Adapting to Scarcity.Sustainable Services [PDF]

Adapting to Scarcity:  Searching for a Sustainable Service System

John O’Brien

1999

Scarcity troubles the future of services for people with developmental disabilities. Growing U.S. waiting lists for services signal insufficient funds to meet the identified service needs of more than 100,000 people for more than 200,000 different services, though data collection and reporting problems make estimates uncertain (Davis, 1997). Increasing difficulty in recruiting and retaining qualified direct support workers testifies not only to insufficient funding to create an adequate career structure in existing services, but also to a crisis of meaning in the work of serving people with disabilities which leaves many workers trapped in jobs that are poorly paid because they are assumed to be no more than babysitting for inconvenient people of little value (Braddock & Mitchell, 1992; Larson & Lakin, 1999; Smull & Bellamy, 1991).
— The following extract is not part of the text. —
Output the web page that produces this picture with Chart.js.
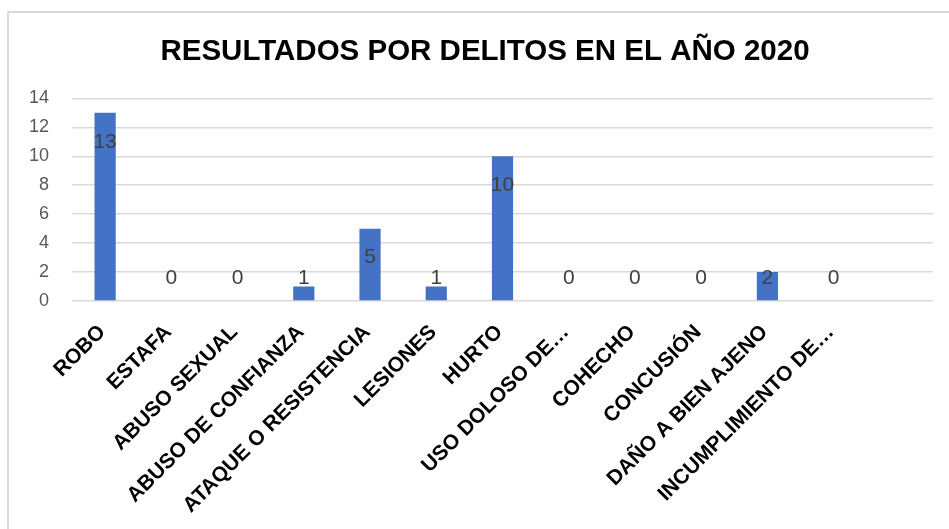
<!DOCTYPE html>
<html>
<head>
<meta charset="utf-8">
<script src="https://cdn.jsdelivr.net/npm/chart.js@4"></script>
<style>
html,body{margin:0;padding:0;background:#fff;}
#frame{position:absolute;left:7px;top:11px;width:960px;height:540px;border-left:2px solid #d9d9d9;border-top:2px solid #d9d9d9;}
#wrap{position:absolute;left:0;top:0;width:949px;height:529px;}
</style>
</head>
<body>
<div id="frame"></div>
<div id="wrap"><canvas id="c" width="949" height="529"></canvas></div>
<script>
const categories = ['ROBO','ESTAFA','ABUSO SEXUAL','ABUSO DE CONFIANZA','ATAQUE O RESISTENCIA','LESIONES','HURTO','USO DOLOSO DE…','COHECHO','CONCUSIÓN','DAÑO A BIEN AJENO','INCUMPLIMIENTO DE…',''];
const values = [13,0,0,1,5,1,10,0,0,0,2,0,null];
const yTicks = [0,2,4,6,8,10,12,14];
const titleText = 'RESULTADOS POR DELITOS EN EL AÑO 2020';

const labelPlugin = {
  id: 'valueLabels',
  afterDatasetsDraw(chart) {
    const ctx = chart.ctx;
    const meta = chart.getDatasetMeta(0);
    const ys = chart.scales.y;
    const base = ys.getPixelForValue(0);
    ctx.save();
    ctx.font = '21px "Liberation Sans", Arial, sans-serif';
    ctx.fillStyle = '#404040';
    ctx.textAlign = 'center';
    ctx.textBaseline = 'middle';
    meta.data.forEach((bar, i) => {
      const v = values[i];
      if (v === null || v === undefined) return;
      const top = ys.getPixelForValue(v);
      const y = Math.min(top + 29, base - 23);
      ctx.fillText(String(v), bar.x, y);
    });
    ctx.restore();
  }
};

new Chart(document.getElementById('c'), {
  type: 'bar',
  data: {
    labels: categories,
    datasets: [{
      data: values,
      backgroundColor: '#4472C4',
      borderWidth: 0,
      categoryPercentage: 1,
      barPercentage: 0.32
    }]
  },
  options: {
    responsive: false,
    animation: false,
    layout: { padding: { left: 21, right: 0, top: 0, bottom: 0 } },
    plugins: {
      legend: { display: false },
      tooltip: { enabled: false },
      title: {
        display: true,
        text: titleText,
        color: '#000',
        font: { family: '"Liberation Sans", Arial, sans-serif', size: 29.5, weight: 'bold' },
        padding: { top: 34, bottom: 29 }
      }
    },
    scales: {
      x: {
        grid: { display: false, drawTicks: false },
        border: { display: false },
        ticks: {
          autoSkip: false,
          maxRotation: 45,
          minRotation: 45,
          padding: 19,
          labelOffset: -3,
          color: '#000',
          font: { family: '"Liberation Sans", Arial, sans-serif', size: 21, weight: 'bold' }
        },
        afterFit(s) { s.height = 228; }
      },
      y: {
        min: 0,
        max: 14,
        afterBuildTicks(s) { s.ticks = yTicks.map(v => ({ value: v })); },
        grid: { color: '#d9d9d9', lineWidth: 1.5, drawTicks: false },
        border: { display: false },
        ticks: {
          padding: 23,
          color: '#595959',
          font: { family: '"Liberation Sans", Arial, sans-serif', size: 18 }
        },
        afterFit(s) { s.width = 51; }
      },
      yRight: {
        position: 'right',
        display: true,
        grid: { display: false, drawTicks: false },
        border: { display: false },
        ticks: { display: false },
        afterFit(s) { s.width = 16; }
      }
    }
  },
  plugins: [labelPlugin]
});
</script>
</body>
</html>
When the service system fails to cope with scarcity, people with developmental disabilities and their families have no choice but to cope with the effects of scarcity. Making up for lack of necessary assistance, making do with poorly fitting living arrangements, and dealing with discontinuity and unpreparedness among service workers imposes hardship and loss of opportunity on people with disabilities and their families, especially their mothers and sisters (Hayden & DePaepe, 1994; Traustadottir, 1995).